═══ Material shown ═══

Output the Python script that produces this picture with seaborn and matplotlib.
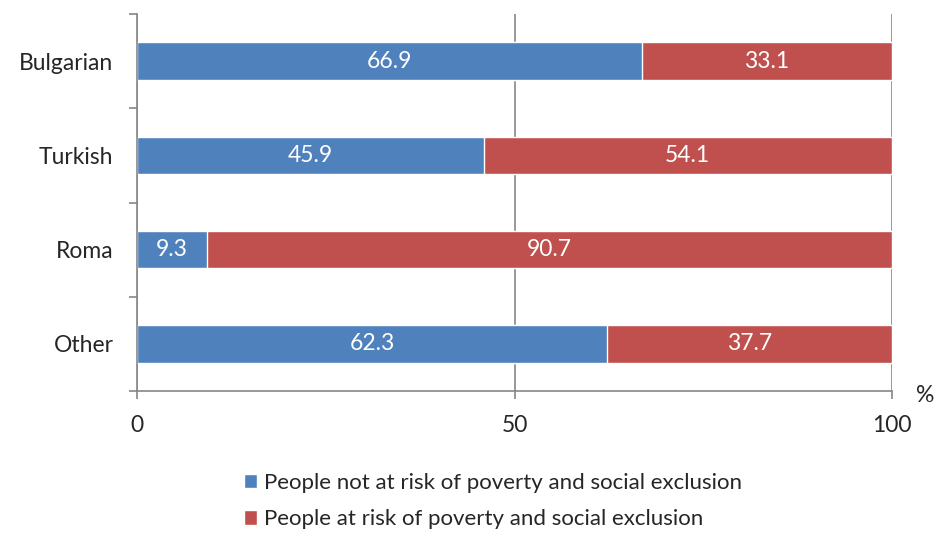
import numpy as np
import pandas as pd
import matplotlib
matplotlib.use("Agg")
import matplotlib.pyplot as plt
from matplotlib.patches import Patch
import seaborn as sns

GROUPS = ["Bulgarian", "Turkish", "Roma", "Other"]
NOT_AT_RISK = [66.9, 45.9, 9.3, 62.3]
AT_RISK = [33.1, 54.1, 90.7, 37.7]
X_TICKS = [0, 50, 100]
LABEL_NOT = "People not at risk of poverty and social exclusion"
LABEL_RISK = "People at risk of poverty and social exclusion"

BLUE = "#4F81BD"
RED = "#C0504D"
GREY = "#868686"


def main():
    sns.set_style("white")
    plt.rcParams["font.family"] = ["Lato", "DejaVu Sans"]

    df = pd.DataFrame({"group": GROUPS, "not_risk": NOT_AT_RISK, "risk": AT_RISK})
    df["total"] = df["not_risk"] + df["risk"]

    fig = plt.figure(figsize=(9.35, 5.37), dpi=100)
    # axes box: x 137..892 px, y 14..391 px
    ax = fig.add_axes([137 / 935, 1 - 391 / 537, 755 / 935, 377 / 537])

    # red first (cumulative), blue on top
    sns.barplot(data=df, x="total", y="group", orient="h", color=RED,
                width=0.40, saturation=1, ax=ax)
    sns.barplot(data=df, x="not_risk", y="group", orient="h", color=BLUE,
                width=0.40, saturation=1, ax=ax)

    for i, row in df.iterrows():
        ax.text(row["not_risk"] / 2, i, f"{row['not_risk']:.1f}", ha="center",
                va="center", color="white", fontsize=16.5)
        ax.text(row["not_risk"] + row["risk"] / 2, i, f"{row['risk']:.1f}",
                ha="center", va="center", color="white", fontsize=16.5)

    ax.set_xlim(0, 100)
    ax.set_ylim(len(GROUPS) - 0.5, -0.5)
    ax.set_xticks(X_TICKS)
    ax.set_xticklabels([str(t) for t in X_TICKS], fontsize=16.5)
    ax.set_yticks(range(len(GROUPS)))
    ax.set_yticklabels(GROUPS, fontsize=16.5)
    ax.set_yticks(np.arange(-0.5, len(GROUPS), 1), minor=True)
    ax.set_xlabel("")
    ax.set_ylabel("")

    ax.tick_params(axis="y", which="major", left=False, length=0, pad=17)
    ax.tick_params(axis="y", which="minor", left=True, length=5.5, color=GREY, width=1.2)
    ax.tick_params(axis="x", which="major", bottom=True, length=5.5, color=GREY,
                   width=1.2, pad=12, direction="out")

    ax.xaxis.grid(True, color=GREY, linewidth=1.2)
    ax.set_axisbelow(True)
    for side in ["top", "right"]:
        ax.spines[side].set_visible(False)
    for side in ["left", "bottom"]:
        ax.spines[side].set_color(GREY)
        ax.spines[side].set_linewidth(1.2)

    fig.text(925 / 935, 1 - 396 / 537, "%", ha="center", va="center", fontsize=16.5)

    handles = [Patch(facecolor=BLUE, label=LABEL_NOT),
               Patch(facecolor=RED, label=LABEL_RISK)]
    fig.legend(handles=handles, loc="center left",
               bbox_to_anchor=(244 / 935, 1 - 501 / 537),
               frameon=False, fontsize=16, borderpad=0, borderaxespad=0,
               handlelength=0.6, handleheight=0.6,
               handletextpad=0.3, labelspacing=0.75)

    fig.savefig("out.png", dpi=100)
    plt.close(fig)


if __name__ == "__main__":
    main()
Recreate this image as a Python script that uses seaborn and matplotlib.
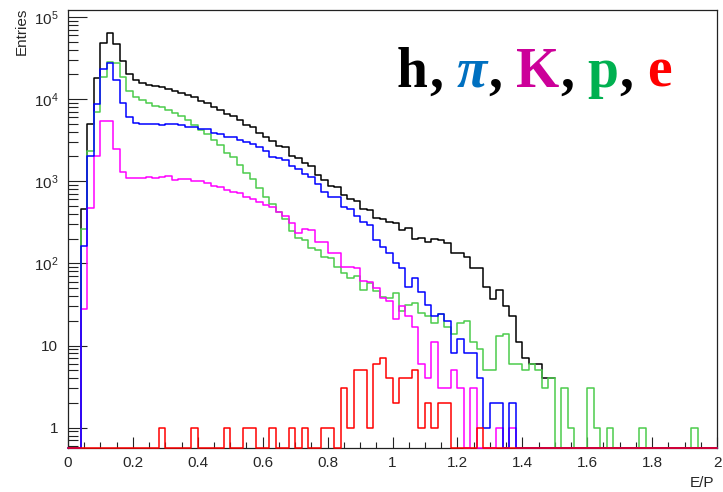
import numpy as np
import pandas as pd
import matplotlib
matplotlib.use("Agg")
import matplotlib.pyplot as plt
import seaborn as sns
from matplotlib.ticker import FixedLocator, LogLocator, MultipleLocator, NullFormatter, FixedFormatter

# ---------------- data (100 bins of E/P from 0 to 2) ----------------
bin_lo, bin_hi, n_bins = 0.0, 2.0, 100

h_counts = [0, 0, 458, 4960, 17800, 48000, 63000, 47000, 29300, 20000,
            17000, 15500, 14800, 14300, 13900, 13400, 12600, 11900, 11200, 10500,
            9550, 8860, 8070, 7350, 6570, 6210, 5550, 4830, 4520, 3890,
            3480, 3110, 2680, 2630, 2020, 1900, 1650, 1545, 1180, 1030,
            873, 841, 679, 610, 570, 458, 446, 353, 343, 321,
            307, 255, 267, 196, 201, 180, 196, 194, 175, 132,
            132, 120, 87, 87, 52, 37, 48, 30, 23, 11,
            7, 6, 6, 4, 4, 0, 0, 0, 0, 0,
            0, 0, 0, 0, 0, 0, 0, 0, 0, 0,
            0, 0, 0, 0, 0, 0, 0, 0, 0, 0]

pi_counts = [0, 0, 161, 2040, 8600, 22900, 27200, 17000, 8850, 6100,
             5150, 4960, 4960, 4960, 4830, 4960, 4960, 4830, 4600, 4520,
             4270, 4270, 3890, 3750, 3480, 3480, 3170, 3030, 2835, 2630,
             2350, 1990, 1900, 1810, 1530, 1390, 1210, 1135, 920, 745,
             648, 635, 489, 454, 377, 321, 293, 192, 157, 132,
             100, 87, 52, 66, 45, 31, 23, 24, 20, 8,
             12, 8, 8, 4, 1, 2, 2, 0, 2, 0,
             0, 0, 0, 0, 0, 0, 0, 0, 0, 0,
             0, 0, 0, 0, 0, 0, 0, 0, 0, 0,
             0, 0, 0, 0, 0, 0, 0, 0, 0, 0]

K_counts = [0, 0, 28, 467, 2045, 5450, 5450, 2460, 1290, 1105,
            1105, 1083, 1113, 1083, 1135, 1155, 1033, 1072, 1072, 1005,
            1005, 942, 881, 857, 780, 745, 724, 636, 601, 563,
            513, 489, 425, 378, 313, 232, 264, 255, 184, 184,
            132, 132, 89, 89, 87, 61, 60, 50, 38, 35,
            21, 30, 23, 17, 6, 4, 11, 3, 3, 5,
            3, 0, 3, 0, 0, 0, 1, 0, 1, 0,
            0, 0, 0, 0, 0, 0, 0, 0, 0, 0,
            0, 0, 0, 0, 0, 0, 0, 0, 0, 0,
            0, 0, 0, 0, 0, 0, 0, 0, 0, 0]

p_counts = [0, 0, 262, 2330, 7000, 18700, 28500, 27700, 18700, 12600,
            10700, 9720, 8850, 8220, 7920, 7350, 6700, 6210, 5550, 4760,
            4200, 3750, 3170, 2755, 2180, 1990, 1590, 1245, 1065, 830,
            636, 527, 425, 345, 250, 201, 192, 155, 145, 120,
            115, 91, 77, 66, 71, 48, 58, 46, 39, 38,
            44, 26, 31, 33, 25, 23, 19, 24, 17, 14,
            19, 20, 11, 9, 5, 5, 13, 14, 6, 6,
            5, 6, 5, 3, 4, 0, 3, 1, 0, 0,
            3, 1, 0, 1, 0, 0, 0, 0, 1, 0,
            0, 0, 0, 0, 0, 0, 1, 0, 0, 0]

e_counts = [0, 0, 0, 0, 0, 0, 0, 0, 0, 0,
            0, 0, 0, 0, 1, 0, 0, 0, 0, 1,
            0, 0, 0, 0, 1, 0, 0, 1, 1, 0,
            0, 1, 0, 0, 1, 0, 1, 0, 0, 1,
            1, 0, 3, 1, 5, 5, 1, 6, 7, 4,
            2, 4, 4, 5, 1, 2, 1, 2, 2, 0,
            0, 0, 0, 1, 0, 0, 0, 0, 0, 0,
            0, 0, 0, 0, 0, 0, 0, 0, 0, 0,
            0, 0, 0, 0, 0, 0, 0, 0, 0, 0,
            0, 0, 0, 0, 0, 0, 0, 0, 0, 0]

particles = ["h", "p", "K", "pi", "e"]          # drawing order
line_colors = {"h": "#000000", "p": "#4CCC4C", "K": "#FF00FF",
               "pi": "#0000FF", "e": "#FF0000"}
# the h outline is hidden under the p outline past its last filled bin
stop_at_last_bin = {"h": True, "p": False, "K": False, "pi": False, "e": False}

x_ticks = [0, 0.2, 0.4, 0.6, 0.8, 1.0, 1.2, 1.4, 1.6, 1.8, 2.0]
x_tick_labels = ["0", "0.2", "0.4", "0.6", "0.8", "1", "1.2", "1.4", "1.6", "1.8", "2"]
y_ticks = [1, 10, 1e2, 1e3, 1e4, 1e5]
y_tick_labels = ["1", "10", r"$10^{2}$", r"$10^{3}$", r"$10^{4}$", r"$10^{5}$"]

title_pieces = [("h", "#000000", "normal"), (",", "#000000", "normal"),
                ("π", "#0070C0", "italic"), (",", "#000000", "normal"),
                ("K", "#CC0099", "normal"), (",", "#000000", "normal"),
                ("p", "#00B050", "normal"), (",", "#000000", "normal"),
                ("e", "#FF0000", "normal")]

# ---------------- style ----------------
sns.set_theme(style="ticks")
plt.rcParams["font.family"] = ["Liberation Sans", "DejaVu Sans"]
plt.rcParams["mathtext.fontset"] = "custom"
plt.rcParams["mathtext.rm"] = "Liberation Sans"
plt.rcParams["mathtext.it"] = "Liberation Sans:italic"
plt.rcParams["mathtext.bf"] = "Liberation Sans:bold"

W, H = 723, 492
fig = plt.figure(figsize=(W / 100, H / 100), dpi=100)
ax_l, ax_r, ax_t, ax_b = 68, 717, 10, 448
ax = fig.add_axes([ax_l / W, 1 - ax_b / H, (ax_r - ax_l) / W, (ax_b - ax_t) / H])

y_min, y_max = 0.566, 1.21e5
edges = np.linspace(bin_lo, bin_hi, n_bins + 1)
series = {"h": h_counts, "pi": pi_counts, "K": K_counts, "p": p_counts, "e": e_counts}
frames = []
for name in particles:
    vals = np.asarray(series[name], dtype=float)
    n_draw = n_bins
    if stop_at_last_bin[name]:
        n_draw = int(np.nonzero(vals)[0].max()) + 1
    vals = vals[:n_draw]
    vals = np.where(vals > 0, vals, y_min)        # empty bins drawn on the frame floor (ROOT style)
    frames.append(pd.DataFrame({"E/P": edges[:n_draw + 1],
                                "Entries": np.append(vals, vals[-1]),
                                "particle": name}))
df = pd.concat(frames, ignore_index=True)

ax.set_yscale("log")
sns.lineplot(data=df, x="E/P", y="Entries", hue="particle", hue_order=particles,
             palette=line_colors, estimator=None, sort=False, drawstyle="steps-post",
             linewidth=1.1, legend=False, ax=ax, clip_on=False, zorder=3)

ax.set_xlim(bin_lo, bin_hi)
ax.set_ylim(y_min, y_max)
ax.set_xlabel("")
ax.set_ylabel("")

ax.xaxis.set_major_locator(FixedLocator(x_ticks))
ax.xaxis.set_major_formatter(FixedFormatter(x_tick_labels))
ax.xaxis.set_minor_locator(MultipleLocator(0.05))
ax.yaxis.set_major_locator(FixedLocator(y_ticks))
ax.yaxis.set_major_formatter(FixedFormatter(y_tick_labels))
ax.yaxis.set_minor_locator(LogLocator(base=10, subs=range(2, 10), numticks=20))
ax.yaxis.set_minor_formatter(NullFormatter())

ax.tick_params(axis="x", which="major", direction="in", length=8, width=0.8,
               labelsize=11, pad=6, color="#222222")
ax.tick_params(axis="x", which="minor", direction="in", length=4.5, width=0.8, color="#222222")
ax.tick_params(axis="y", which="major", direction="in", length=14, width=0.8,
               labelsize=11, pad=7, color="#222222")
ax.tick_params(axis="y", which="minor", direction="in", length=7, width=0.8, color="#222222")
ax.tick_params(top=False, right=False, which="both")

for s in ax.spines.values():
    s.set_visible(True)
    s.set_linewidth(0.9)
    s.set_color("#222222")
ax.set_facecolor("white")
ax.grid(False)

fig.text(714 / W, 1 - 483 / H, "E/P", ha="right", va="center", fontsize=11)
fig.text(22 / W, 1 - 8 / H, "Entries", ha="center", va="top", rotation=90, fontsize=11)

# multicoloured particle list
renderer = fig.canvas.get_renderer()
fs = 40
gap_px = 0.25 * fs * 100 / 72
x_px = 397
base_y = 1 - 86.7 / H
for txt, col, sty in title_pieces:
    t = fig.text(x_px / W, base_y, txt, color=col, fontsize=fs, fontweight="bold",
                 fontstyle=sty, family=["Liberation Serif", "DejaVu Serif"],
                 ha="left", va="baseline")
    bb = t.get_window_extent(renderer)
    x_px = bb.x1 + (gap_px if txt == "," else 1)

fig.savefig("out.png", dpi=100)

═══

→ Your goal:
Exactly as they appear, write out the lines from the one containing "Recreate this image" down to the one containing "bin_lo, bin_hi, n_bins = 0.0, 2.0, 100", both included. Pictures are left out.

→ Reply:
Recreate this image as a Python script that uses seaborn and matplotlib.
import numpy as np
import pandas as pd
import matplotlib
matplotlib.use("Agg")
import matplotlib.pyplot as plt
import seaborn as sns
from matplotlib.ticker import FixedLocator, LogLocator, MultipleLocator, NullFormatter, FixedFormatter

# ---------------- data (100 bins of E/P from 0 to 2) ----------------
bin_lo, bin_hi, n_bins = 0.0, 2.0, 100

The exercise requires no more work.